___ Dataset section

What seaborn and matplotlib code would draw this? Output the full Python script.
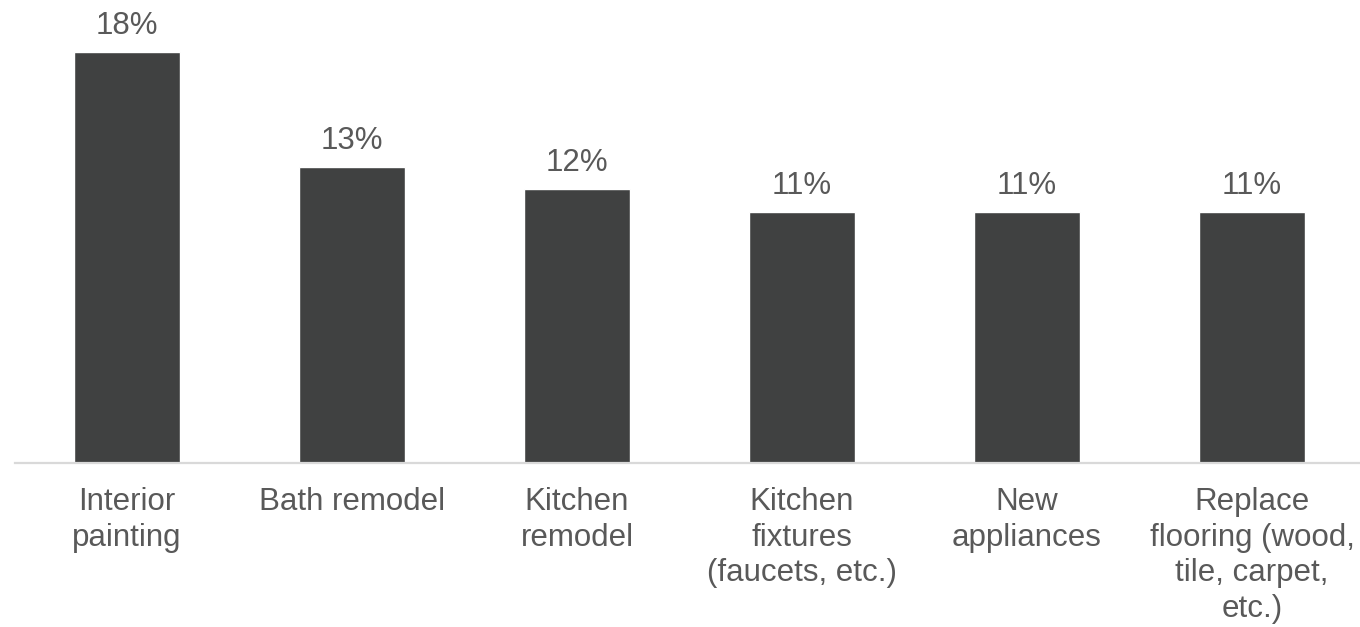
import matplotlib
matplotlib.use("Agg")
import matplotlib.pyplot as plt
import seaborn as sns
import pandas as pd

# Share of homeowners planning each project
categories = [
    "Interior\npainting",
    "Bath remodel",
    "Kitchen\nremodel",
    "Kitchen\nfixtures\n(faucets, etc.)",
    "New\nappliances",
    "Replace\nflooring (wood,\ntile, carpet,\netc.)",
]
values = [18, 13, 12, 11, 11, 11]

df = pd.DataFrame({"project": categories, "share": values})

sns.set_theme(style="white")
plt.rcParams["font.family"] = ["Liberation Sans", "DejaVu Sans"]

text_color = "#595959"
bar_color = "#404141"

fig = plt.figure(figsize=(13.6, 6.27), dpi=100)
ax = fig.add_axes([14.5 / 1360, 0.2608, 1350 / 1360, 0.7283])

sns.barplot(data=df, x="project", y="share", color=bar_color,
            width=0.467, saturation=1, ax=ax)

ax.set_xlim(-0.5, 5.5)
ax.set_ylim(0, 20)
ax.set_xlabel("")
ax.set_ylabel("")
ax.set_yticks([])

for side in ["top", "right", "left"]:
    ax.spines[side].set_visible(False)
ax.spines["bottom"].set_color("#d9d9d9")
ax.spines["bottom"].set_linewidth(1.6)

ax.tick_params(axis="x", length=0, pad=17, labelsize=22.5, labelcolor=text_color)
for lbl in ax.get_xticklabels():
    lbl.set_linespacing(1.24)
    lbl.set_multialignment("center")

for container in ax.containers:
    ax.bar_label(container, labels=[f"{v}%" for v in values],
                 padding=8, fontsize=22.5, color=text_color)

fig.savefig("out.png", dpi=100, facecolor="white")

______

> To be done: Reproduce each line exactly as it appears, omitting the pictures.

> Response:
What seaborn and matplotlib code would draw this? Output the full Python script.
import matplotlib
matplotlib.use("Agg")
import matplotlib.pyplot as plt
import seaborn as sns
import pandas as pd

# Share of homeowners planning each project
categories = [
    "Interior\npainting",
    "Bath remodel",
    "Kitchen\nremodel",
    "Kitchen\nfixtures\n(faucets, etc.)",
    "New\nappliances",
    "Replace\nflooring (wood,\ntile, carpet,\netc.)",
]
values = [18, 13, 12, 11, 11, 11]

df = pd.DataFrame({"project": categories, "share": values})

sns.set_theme(style="white")
plt.rcParams["font.family"] = ["Liberation Sans", "DejaVu Sans"]

text_color = "#595959"
bar_color = "#404141"

fig = plt.figure(figsize=(13.6, 6.27), dpi=100)
ax = fig.add_axes([14.5 / 1360, 0.2608, 1350 / 1360, 0.7283])

sns.barplot(data=df, x="project", y="share", color=bar_color,
            width=0.467, saturation=1, ax=ax)

ax.set_xlim(-0.5, 5.5)
ax.set_ylim(0, 20)
ax.set_xlabel("")
ax.set_ylabel("")
ax.set_yticks([])

for side in ["top", "right", "left"]:
    ax.spines[side].set_visible(False)
ax.spines["bottom"].set_color("#d9d9d9")
ax.spines["bottom"].set_linewidth(1.6)

ax.tick_params(axis="x", length=0, pad=17, labelsize=22.5, labelcolor=text_color)
for lbl in ax.get_xticklabels():
    lbl.set_linespacing(1.24)
    lbl.set_multialignment("center")

for container in ax.containers:
    ax.bar_label(container, labels=[f"{v}%" for v in values],
                 padding=8, fontsize=22.5, color=text_color)

fig.savefig("out.png", dpi=100, facecolor="white")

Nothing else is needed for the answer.